CodePudding user response:
Try this:
import pandas as pd
# creating the df
item = ['coat','boots']
dec = ["Boys (Target)", "Womens (DSW)"]
df = pd.DataFrame(item, columns=['Item'])
df['Description'] = dec
def extract_brackets(row):
return row.split('(', 1)[1].split(')')[0].strip()
def extract_first_value(row):
return row.split()[0].strip()
df['Retailer'] = df['Description'].apply(extract_brackets)

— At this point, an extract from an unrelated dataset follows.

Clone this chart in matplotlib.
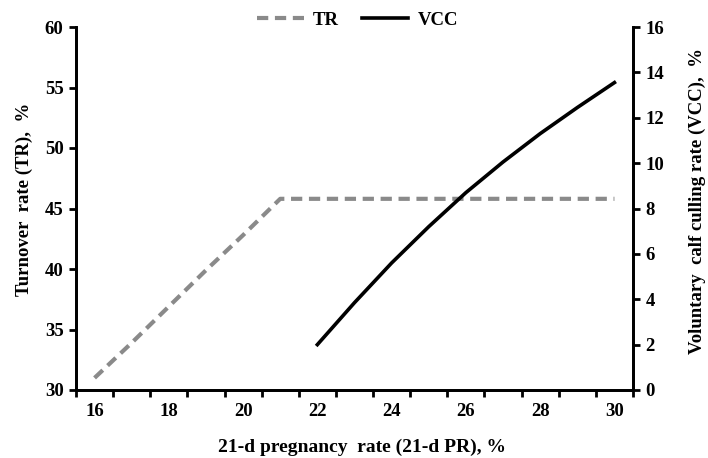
import numpy as np
import matplotlib.pyplot as plt

plt.rcParams['font.family'] = ['Liberation Serif', 'DejaVu Serif']
plt.rcParams['font.weight'] = 'bold'

# 21-d pregnancy rate categories
pr = [16, 17, 18, 19, 20, 21, 22, 23, 24, 25, 26, 27, 28, 29, 30]
# turnover rate (TR), %
tr = [31.0, 33.9, 36.9, 39.9, 42.8, 45.8, 45.8, 45.8, 45.8, 45.8, 45.8, 45.8, 45.8, 45.8, 45.8]
# voluntary calf culling (VCC), % -- only from 22 on
pr_vcc = [22, 23, 24, 25, 26, 27, 28, 29, 30]
vcc = [2.0, 3.85, 5.6, 7.2, 8.7, 10.05, 11.3, 12.45, 13.55]

fs = 13.5

fig = plt.figure(figsize=(7.08, 4.58), dpi=100)
ax = fig.add_axes([76/708, 1-390/458, 557/708, 363/458])
ax2 = ax.twinx()

l1, = ax.plot(pr, tr, color='#8a8a8a', lw=3, linestyle=(0, (2.7, 1.6)),
              dash_capstyle='butt', label='TR')
l2, = ax2.plot(pr_vcc, vcc, color='black', lw=2.6, label='VCC')

ax.set_xlim(15.5, 30.5)
ax.set_ylim(30, 60)
ax2.set_ylim(0, 16)
ax.set_yticks(np.arange(30, 61, 5))
ax2.set_yticks(np.arange(0, 17, 2))
ax.set_xticks(np.arange(16, 31, 2))
ax.set_xticks(np.arange(15.5, 30.6, 1), minor=True)

for a in (ax, ax2):
    a.spines['top'].set_visible(False)
    for s in a.spines.values():
        s.set_linewidth(2)
ax.tick_params(axis='x', which='major', length=0, pad=9, labelsize=fs)
ax.tick_params(axis='x', which='minor', length=5, width=2)
ax.tick_params(axis='y', length=5, width=2, labelsize=fs, pad=4)
ax2.tick_params(axis='y', length=5, width=2, labelsize=fs, pad=4)

ax.set_xlabel('21-d pregnancy  rate (21-d PR), %', fontsize=14, fontweight='bold')
ax.set_ylabel('Turnover  rate (TR),  %', fontsize=fs, fontweight='bold')
ax2.set_ylabel('Voluntary  calf culling rate (VCC),  %', fontsize=fs, fontweight='bold')
ax.xaxis.set_label_coords(0.513, -0.135)
ax.yaxis.set_label_coords(-0.077, 0.525)
ax2.yaxis.set_label_coords(1.1, 0.52)

fig.legend(handles=[l1, l2], loc='center', bbox_to_anchor=(0.505, 1-20/458), ncol=2,
           frameon=False, fontsize=fs, handlelength=2.5, handletextpad=0.5,
           columnspacing=1.2)

fig.savefig('out.png', dpi=100)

df['Description'] = df['Description'].apply(extract_first_value)
print(df)
CodePudding user response:
Hi I have run this tiny test and seems to work; note the space and the \ in the split string.
import pandas as pd
df = pd.Series(['Boys (Target)','Womens (DSW)','Girls (Kohls)'])
print(df)
d1 = df.str.split(' \(')
print(d1)
CodePudding user response:
You have to include the parameter expand=True
within split
function, and rearrange the way you assign back your two columns. Consider using the following code:
df[['Description','Retailer']] = df.Description.str.replace(')','',regex=True)\
.str.split('(',expand=True)
print(df)
Item Description Retailer
0 coat Boys Target
1 boots Womens DSW
2 socks Girls Kohls
3 shirt Mens Walmart
4 boots Womens DSW
5 coat Boys Target
I am first removing the closing bracket from Description, and then expanding based on the opening bracket.